-- Exercise --
Images are not part of the copy; transcribe all the data exactly.

-- Materials provided --
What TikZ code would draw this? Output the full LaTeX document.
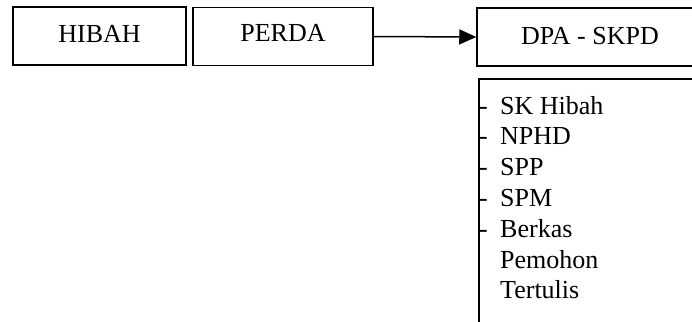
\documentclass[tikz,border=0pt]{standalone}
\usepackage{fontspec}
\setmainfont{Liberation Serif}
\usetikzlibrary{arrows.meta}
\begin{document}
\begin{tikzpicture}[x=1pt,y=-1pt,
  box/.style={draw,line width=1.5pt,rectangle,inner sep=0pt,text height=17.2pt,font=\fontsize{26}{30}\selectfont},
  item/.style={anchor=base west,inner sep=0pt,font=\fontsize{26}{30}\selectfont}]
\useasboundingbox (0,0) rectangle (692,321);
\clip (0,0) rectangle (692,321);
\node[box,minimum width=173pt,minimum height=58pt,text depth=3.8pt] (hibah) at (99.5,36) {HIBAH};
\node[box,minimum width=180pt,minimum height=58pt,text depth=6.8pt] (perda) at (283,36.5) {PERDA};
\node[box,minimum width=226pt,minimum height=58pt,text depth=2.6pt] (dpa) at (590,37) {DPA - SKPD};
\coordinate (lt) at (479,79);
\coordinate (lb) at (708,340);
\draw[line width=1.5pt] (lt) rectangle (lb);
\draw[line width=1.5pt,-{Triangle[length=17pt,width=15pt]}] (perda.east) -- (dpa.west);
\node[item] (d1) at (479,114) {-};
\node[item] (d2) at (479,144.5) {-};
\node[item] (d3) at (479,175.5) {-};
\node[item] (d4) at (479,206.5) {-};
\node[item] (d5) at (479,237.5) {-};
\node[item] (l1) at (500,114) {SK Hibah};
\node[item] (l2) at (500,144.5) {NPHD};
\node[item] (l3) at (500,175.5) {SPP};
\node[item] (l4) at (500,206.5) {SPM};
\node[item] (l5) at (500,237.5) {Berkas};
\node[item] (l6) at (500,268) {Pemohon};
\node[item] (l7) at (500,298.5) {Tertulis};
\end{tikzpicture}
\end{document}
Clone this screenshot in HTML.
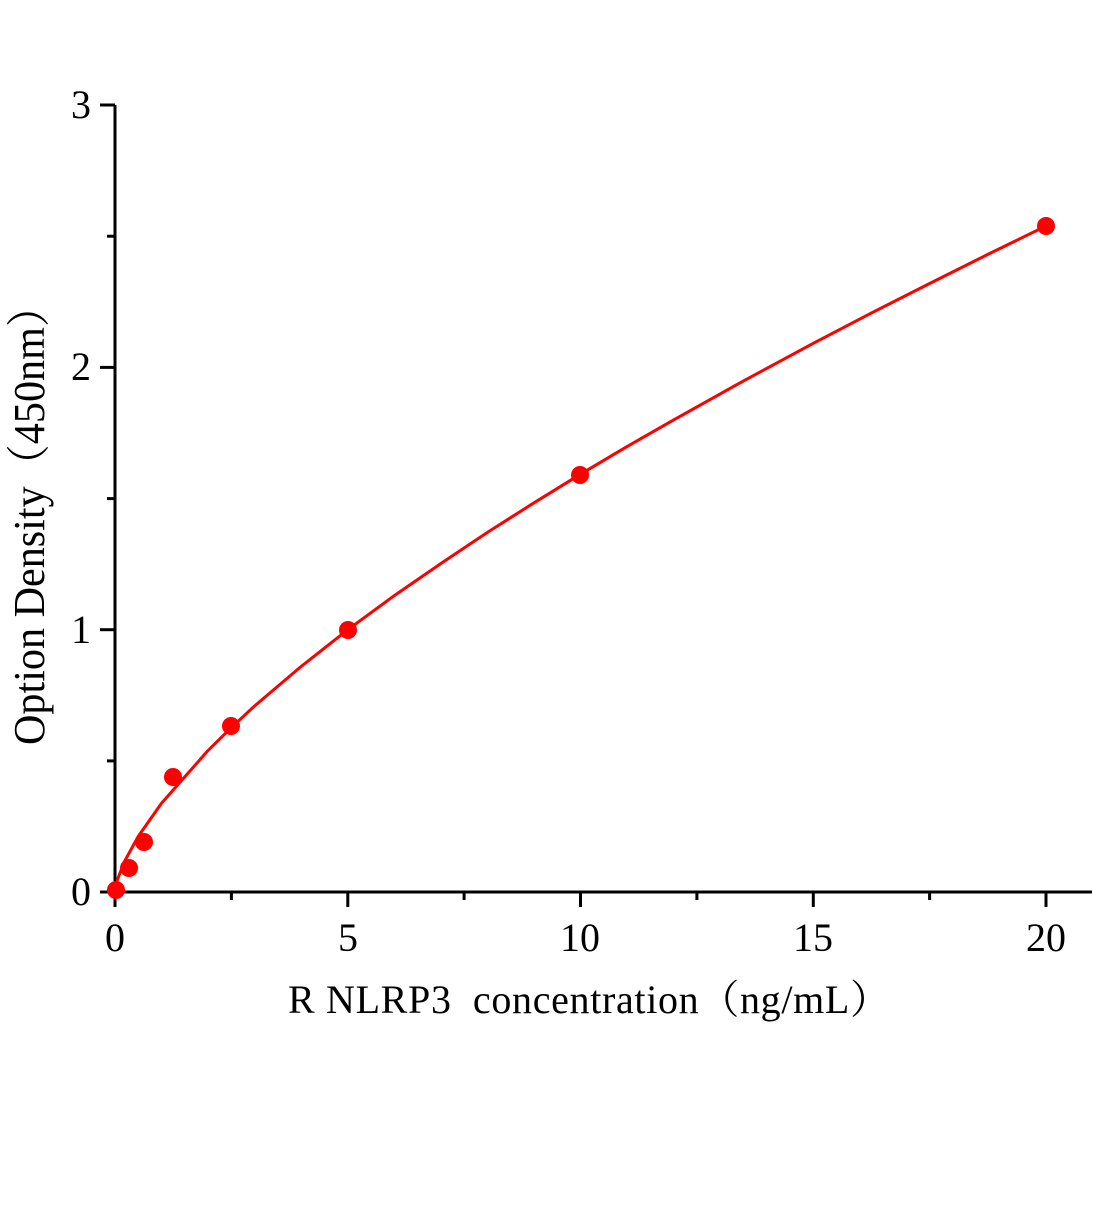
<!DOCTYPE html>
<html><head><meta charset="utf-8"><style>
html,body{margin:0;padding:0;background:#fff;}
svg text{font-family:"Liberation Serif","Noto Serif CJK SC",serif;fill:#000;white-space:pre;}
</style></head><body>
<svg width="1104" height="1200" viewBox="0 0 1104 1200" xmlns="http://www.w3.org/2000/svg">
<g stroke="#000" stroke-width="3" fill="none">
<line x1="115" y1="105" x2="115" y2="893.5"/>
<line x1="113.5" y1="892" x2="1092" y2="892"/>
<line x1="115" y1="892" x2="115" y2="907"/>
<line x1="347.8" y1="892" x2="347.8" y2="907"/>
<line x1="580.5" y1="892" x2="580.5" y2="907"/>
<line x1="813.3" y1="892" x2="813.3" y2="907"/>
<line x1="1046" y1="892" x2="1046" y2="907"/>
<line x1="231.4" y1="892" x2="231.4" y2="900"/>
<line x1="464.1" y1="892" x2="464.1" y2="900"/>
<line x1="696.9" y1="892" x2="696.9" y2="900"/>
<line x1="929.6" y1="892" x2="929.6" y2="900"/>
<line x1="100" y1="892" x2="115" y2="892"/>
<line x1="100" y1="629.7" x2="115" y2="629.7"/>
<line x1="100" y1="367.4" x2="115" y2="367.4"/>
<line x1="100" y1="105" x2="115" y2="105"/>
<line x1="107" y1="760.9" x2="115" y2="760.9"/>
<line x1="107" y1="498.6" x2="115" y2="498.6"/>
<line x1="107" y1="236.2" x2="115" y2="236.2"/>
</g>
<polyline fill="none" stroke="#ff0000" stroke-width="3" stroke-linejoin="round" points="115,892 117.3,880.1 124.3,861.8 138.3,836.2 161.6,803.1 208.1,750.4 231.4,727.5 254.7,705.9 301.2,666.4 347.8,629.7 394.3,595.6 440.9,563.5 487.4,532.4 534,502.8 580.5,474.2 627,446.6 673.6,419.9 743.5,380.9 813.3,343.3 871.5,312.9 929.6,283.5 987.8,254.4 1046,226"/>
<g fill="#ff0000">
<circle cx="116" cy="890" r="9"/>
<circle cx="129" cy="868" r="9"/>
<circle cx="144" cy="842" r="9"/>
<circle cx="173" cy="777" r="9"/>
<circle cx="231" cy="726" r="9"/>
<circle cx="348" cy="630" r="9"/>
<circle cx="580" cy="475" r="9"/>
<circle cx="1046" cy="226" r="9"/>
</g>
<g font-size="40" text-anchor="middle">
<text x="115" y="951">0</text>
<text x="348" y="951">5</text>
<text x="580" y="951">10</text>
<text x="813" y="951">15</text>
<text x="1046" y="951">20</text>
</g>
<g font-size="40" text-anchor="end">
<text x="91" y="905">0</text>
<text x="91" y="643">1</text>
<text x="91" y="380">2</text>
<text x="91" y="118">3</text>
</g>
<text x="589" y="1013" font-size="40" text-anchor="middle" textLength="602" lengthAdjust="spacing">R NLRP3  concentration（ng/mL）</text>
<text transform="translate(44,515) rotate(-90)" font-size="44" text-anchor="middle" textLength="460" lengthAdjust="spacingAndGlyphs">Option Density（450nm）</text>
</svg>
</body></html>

-- Output of the exercise --
What TikZ code would draw this? Output the full LaTeX document.
\documentclass[tikz,border=0pt]{standalone}
\usepackage{fontspec}
\setmainfont{Liberation Serif}
\usetikzlibrary{arrows.meta}
\begin{document}
\begin{tikzpicture}[x=1pt,y=-1pt,
  box/.style={draw,line width=1.5pt,rectangle,inner sep=0pt,text height=17.2pt,font=\fontsize{26}{30}\selectfont},
  item/.style={anchor=base west,inner sep=0pt,font=\fontsize{26}{30}\selectfont}]
\useasboundingbox (0,0) rectangle (692,321);
\clip (0,0) rectangle (692,321);
\node[box,minimum width=173pt,minimum height=58pt,text depth=3.8pt] (hibah) at (99.5,36) {HIBAH};
\node[box,minimum width=180pt,minimum height=58pt,text depth=6.8pt] (perda) at (283,36.5) {PERDA};
\node[box,minimum width=226pt,minimum height=58pt,text depth=2.6pt] (dpa) at (590,37) {DPA - SKPD};
\coordinate (lt) at (479,79);
\coordinate (lb) at (708,340);
\draw[line width=1.5pt] (lt) rectangle (lb);
\draw[line width=1.5pt,-{Triangle[length=17pt,width=15pt]}] (perda.east) -- (dpa.west);
\node[item] (d1) at (479,114) {-};
\node[item] (d2) at (479,144.5) {-};
\node[item] (d3) at (479,175.5) {-};
\node[item] (d4) at (479,206.5) {-};
\node[item] (d5) at (479,237.5) {-};
\node[item] (l1) at (500,114) {SK Hibah};
\node[item] (l2) at (500,144.5) {NPHD};
\node[item] (l3) at (500,175.5) {SPP};
\node[item] (l4) at (500,206.5) {SPM};
\node[item] (l5) at (500,237.5) {Berkas};
\node[item] (l6) at (500,268) {Pemohon};
\node[item] (l7) at (500,298.5) {Tertulis};
\end{tikzpicture}
\end{document}
Clone this screenshot in HTML.
<!DOCTYPE html>
<html><head><meta charset="utf-8"><style>
html,body{margin:0;padding:0;background:#fff;}
svg text{font-family:"Liberation Serif","Noto Serif CJK SC",serif;fill:#000;white-space:pre;}
</style></head><body>
<svg width="1104" height="1200" viewBox="0 0 1104 1200" xmlns="http://www.w3.org/2000/svg">
<g stroke="#000" stroke-width="3" fill="none">
<line x1="115" y1="105" x2="115" y2="893.5"/>
<line x1="113.5" y1="892" x2="1092" y2="892"/>
<line x1="115" y1="892" x2="115" y2="907"/>
<line x1="347.8" y1="892" x2="347.8" y2="907"/>
<line x1="580.5" y1="892" x2="580.5" y2="907"/>
<line x1="813.3" y1="892" x2="813.3" y2="907"/>
<line x1="1046" y1="892" x2="1046" y2="907"/>
<line x1="231.4" y1="892" x2="231.4" y2="900"/>
<line x1="464.1" y1="892" x2="464.1" y2="900"/>
<line x1="696.9" y1="892" x2="696.9" y2="900"/>
<line x1="929.6" y1="892" x2="929.6" y2="900"/>
<line x1="100" y1="892" x2="115" y2="892"/>
<line x1="100" y1="629.7" x2="115" y2="629.7"/>
<line x1="100" y1="367.4" x2="115" y2="367.4"/>
<line x1="100" y1="105" x2="115" y2="105"/>
<line x1="107" y1="760.9" x2="115" y2="760.9"/>
<line x1="107" y1="498.6" x2="115" y2="498.6"/>
<line x1="107" y1="236.2" x2="115" y2="236.2"/>
</g>
<polyline fill="none" stroke="#ff0000" stroke-width="3" stroke-linejoin="round" points="115,892 117.3,880.1 124.3,861.8 138.3,836.2 161.6,803.1 208.1,750.4 231.4,727.5 254.7,705.9 301.2,666.4 347.8,629.7 394.3,595.6 440.9,563.5 487.4,532.4 534,502.8 580.5,474.2 627,446.6 673.6,419.9 743.5,380.9 813.3,343.3 871.5,312.9 929.6,283.5 987.8,254.4 1046,226"/>
<g fill="#ff0000">
<circle cx="116" cy="890" r="9"/>
<circle cx="129" cy="868" r="9"/>
<circle cx="144" cy="842" r="9"/>
<circle cx="173" cy="777" r="9"/>
<circle cx="231" cy="726" r="9"/>
<circle cx="348" cy="630" r="9"/>
<circle cx="580" cy="475" r="9"/>
<circle cx="1046" cy="226" r="9"/>
</g>
<g font-size="40" text-anchor="middle">
<text x="115" y="951">0</text>
<text x="348" y="951">5</text>
<text x="580" y="951">10</text>
<text x="813" y="951">15</text>
<text x="1046" y="951">20</text>
</g>
<g font-size="40" text-anchor="end">
<text x="91" y="905">0</text>
<text x="91" y="643">1</text>
<text x="91" y="380">2</text>
<text x="91" y="118">3</text>
</g>
<text x="589" y="1013" font-size="40" text-anchor="middle" textLength="602" lengthAdjust="spacing">R NLRP3  concentration（ng/mL）</text>
<text transform="translate(44,515) rotate(-90)" font-size="44" text-anchor="middle" textLength="460" lengthAdjust="spacingAndGlyphs">Option Density（450nm）</text>
</svg>
</body></html>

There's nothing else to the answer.